What is your vision for a high- performing school?

"My vision of a high- performing school is that all students succeed." He would like to see a school that looks to provide learning — academic and social — for all students. "Every child feels adults know each one personally" in a high-performing school, he said, "and can coach and support them, and recognize individual potential. We will take time to know each student." He said instruction should be modified to meet individual needs. There are more technological opportunities in Boxborough and he would increase the technology available. The community needs to be involved, he added.

Questions from the audience

What do you see as the role of parents?

The involvement is appreciated, Bergeron responded.
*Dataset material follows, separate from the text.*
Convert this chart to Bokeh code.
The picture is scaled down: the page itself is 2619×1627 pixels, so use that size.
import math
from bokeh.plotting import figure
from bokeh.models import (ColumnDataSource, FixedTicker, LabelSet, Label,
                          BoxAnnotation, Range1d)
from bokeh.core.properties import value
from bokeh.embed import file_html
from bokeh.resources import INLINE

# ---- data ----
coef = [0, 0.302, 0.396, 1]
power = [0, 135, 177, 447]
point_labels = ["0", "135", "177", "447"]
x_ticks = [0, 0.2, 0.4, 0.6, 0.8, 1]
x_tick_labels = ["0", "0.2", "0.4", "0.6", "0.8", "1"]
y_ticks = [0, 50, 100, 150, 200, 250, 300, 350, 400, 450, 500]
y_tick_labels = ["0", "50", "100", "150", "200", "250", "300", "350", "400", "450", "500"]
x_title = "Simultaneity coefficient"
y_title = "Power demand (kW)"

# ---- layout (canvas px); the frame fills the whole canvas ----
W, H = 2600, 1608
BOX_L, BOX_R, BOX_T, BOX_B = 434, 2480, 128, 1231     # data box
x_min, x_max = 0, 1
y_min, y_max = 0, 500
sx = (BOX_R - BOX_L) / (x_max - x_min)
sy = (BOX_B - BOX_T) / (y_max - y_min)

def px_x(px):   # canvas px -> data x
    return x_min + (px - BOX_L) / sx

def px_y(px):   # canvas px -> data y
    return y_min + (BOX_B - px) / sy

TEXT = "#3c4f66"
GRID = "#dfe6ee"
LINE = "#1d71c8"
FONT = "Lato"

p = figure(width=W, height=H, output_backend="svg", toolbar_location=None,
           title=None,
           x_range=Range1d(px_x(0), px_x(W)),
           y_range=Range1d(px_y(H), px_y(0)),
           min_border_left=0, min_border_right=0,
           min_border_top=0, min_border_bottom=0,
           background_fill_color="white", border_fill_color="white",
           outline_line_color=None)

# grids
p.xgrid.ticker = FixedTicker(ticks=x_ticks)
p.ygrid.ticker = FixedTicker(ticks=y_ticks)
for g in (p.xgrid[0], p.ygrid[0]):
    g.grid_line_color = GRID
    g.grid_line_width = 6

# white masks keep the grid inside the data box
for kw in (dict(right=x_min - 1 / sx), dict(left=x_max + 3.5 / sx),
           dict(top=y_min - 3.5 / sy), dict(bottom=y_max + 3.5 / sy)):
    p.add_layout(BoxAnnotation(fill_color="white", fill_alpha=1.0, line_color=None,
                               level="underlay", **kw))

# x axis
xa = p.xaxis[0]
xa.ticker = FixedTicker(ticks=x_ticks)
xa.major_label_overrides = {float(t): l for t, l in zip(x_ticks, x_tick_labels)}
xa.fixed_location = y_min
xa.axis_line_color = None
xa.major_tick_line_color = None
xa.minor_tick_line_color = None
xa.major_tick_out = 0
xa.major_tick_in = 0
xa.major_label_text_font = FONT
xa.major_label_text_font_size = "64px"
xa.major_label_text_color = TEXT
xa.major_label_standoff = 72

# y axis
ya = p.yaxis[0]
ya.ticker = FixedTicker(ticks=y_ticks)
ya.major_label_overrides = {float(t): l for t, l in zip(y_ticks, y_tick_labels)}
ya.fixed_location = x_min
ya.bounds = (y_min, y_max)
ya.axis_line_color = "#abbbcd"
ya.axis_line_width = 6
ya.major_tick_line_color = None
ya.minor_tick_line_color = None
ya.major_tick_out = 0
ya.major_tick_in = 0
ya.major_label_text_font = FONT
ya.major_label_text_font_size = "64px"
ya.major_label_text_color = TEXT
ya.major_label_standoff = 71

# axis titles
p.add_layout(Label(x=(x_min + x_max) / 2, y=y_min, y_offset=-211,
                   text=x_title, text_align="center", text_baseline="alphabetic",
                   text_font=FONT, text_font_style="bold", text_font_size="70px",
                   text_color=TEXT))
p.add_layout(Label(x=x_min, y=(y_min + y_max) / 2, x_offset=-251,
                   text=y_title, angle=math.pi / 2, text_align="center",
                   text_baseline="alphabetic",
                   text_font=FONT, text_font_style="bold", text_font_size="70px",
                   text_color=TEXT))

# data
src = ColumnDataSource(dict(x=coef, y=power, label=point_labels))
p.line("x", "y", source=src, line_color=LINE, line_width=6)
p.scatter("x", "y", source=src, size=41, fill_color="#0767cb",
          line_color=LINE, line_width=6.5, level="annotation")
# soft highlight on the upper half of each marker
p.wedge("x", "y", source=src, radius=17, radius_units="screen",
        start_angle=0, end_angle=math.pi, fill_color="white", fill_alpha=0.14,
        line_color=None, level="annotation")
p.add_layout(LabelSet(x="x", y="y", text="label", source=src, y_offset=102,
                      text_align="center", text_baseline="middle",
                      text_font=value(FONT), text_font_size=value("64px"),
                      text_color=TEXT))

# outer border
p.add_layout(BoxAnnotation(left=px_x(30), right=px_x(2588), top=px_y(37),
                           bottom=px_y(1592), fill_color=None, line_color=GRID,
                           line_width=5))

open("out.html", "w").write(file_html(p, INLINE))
He said there are 180 scheduled parent volunteers who visit weekly at his school.

How often do you interact with students?

"If it were up to me, all day," he replied.

click for For the full length report
Thomas Scott
Thomas Scott, Superintendent of K-8 Shirley School

Candidate background

Thomas Scott has served as superintendent of the K-8 Shirley School system since 1994. Previously he served as director of special education in New Hampshire, school psychologist in Methuen, and mathematics coordinator and fifth/sixth grade math teacher in Sherman Oaks, California. He received the doctor of education degree from Boston College. During his tenure in Shirley, a new middle school was constructed; community and parent participation was increased; the preschool program was expanded; a full- day kindergarten program was implemented; Spanish language was introduced in all grade levels; and the number of competitive grants received by the district was tripled.

School Committee interview

Why would you like to be the Superintendent of Schools in our district?

I was impressed with the vision statement. Carlisle is a world-class school with extraordinarily high standards and expectations. It is a great chance to increase professional experience.

I have had a diverse background. I have taught in both large and small schools, and been a superintendent, a director of special education and a school psychologist. I feel that with the breadth of my experience I have a lot to offer.

What is your vision for a high performing school?

My vision is to have a world-class district. You set your sights higher than and beyond the state. It is important to look for direction from places such as Singapore math and other strategies used for teacher preparation. One must work hard to give the teachers time to work together. I was really excited to see Systems Thinking in the learning process and curriculum.

Questions from the audience

How did you start the Spanish language program?

You set your priorities and then build a budget on them. Kids learn more easily when young. It was hard to hire a good teacher so I found a woman who is a native of Colombia. It becomes a cultural experience for the children.

How do you feel about programs for talented and gifted students?

I am not an advocate of a separate program for gifted and talented students. All the children should be exposed so all will benefit. The adventure should be for the whole school.

How much time do you spend interacting with the children during the day?

I interact a lot. I will walk through the classrooms and buildings all the time. Even though the time spent seems short, over time you will get a clear picture of the situation.

Any last thing you want to say?

I am passionate about education. I am excited about it. My parents came from Ireland with a sixth-grade education. They had five children, all of whom went to college. My mother could recite Shakespeare. We all had music lessons. The value of education was there. I want to give that opportunity to every child.